L’indéniable urgence de renforcer la loi 101
Stopper le déclin de la langue française est d’une indéniable urgence. Particulièrement dans la grande région montréalaise. Sur ce constat, il y a enfin consensus. Sur les remèdes, c’est une autre histoire…
Le mérite premier du projet de loi 96 du gouvernement Legault visant à renforcer la Charte de la langue française (loi 101), je le redis, est d’exister. Aussi touffu soit-il, il gagnerait cependant à lui donner plus de tonus.
Les partis d’opposition et la société civile auront beaucoup à dire pour le bonifier. À la condition d’être entendus par le ministre responsable, Simon Jolin-barrette.
Après les libéraux et les solidaires, le chef péquiste Paul St-pierre Plamondon présentait hier son « plan », dont l’imposition de la loi 101 aux cégeps. Le premier ministre François Legault y voit une mesure « extrémiste ». Un bien gros mot.
Il y a pourtant péril en la demeure. À Montréal, la presque moitié des étudiants fréquentent un cégep anglais. Depuis des années, les gouvernements financent ainsi l’anglicisation au sein même des générations montantes de francophones et d’allophones.
Le problème ne cesse d’ailleurs de s’amplifier.

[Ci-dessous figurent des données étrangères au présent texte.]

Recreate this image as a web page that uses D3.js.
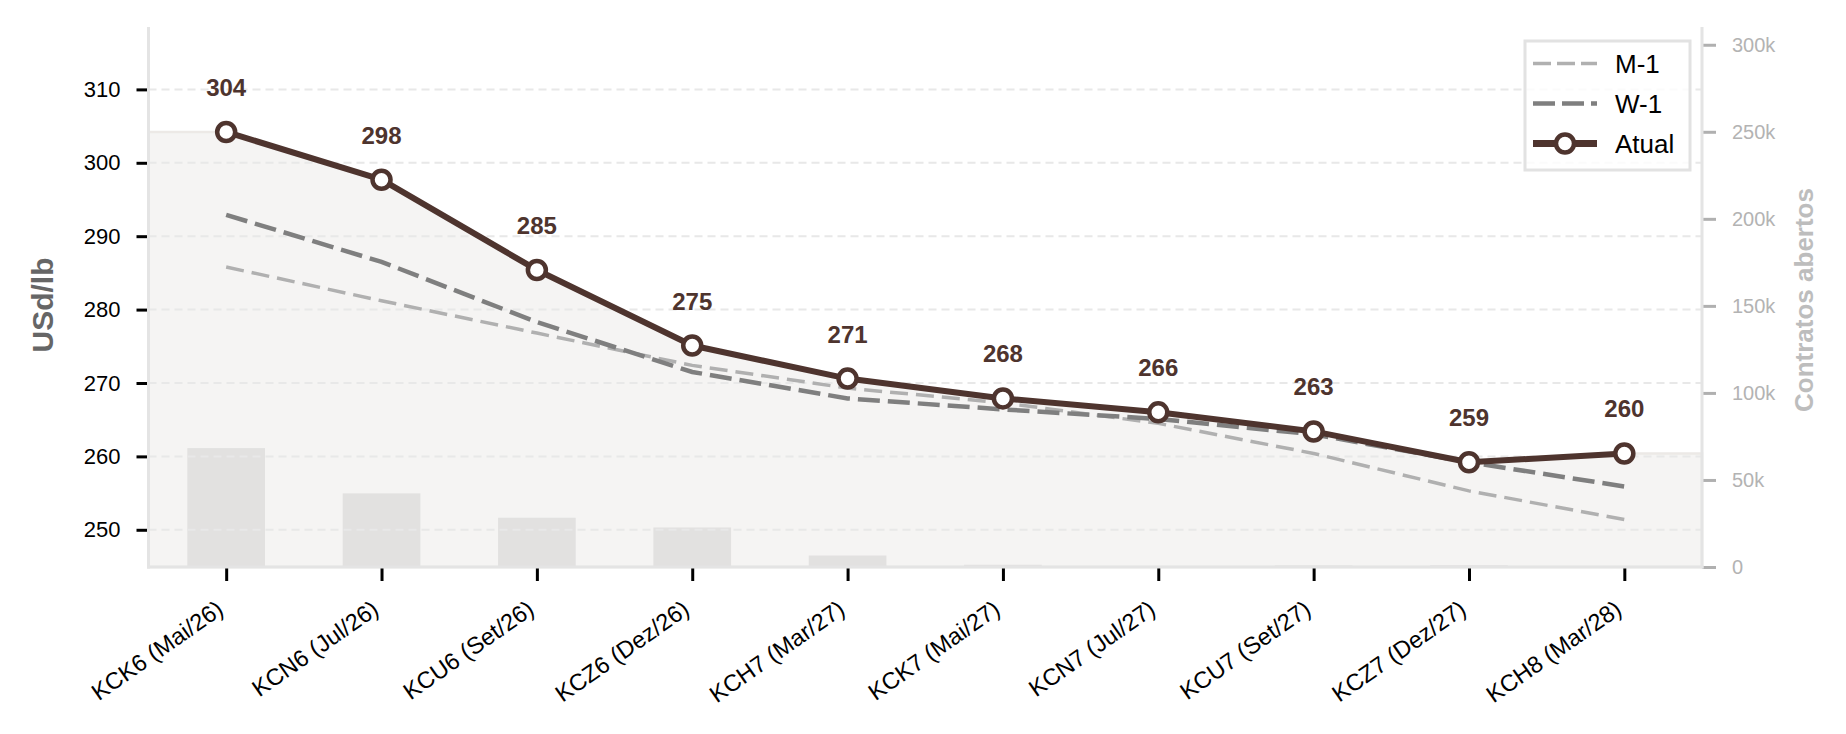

D’autant plus que, pour citer l’auteur Normand Baillargeon dans Le Devoir, depuis l’an 2000, la fréquentation des cégeps a bondi à elle seule de 34 % !
BRISER LE TABOU
D’où le risque de se limiter, comme le propose le gouvernement, à contingenter le nombre de non-anglophones dans les cégeps anglais. Posons ici la question clairement.
À quoi pourra servir l’inscription dans la Constitution du caractère « officiel » du français pour la nation québécoise si, du même coup, les non-anglophones ne sont pas tenus à faire leurs études préuniversitaires dans cette même langue « officielle » ?
Chapeau toutefois au ministre Jolin-barrette d’avoir brisé un tabou tenace au Québec. Il reconnaît en effet que les « transferts linguistiques » vers le français comme langue d’usage à la maison sont trop peu nombreux.
Depuis 25 ans, les gouvernements refusaient de parler du concept même de transfert comme s’il s’agissait d’un crime contre l’humanité. L’objectif à plus long terme de la loi 101 était pourtant de favoriser le transfert d’une forte majorité d’allophones au français à la deuxième ou troisième génération.
LANGUE D’APPARAT ?
Bref, de faire du français au Québec la véritable langue d’intégration comme pour l’anglais dans le reste du pays.
Hors Québec, nul besoin par contre d’une loi pour protéger le pouvoir massif d’intégration de l’anglais. Au Québec, le français n’a pas cette même chance.
De fait, pour toute langue nationale, les transferts linguistiques sont vitaux. Dans nos sociétés heureusement de plus en plus diversifiées, aucune langue nationale ne saurait survivre si les descendants de leurs nouveaux citoyens ne finissent pas par l’adopter dans leur propre vie quotidienne.
Sinon, elle finira en langue d’apparat. Simon Jolin-barrette l’a d’ailleurs rappelé. Plus de 40 ans après l’adoption de la loi 101, les transferts vers le français se limitent à 53 % des allophones, alors qu’il en faudrait 90 %.
D’où la déception de spécialistes renommés, dont Charles Castonguay et Frédéric Lacroix. Ils saluent avec raison le PDL 96, mais l’urgence étant réelle, ils le souhaitent plus musclé.
C’est donc aux élus de l’assemblée nationale de légiférer de manière à rendre le français aussi indispensable que l’anglais l’est hors Québec. S’il n’est pas déjà trop tard, bien entendu.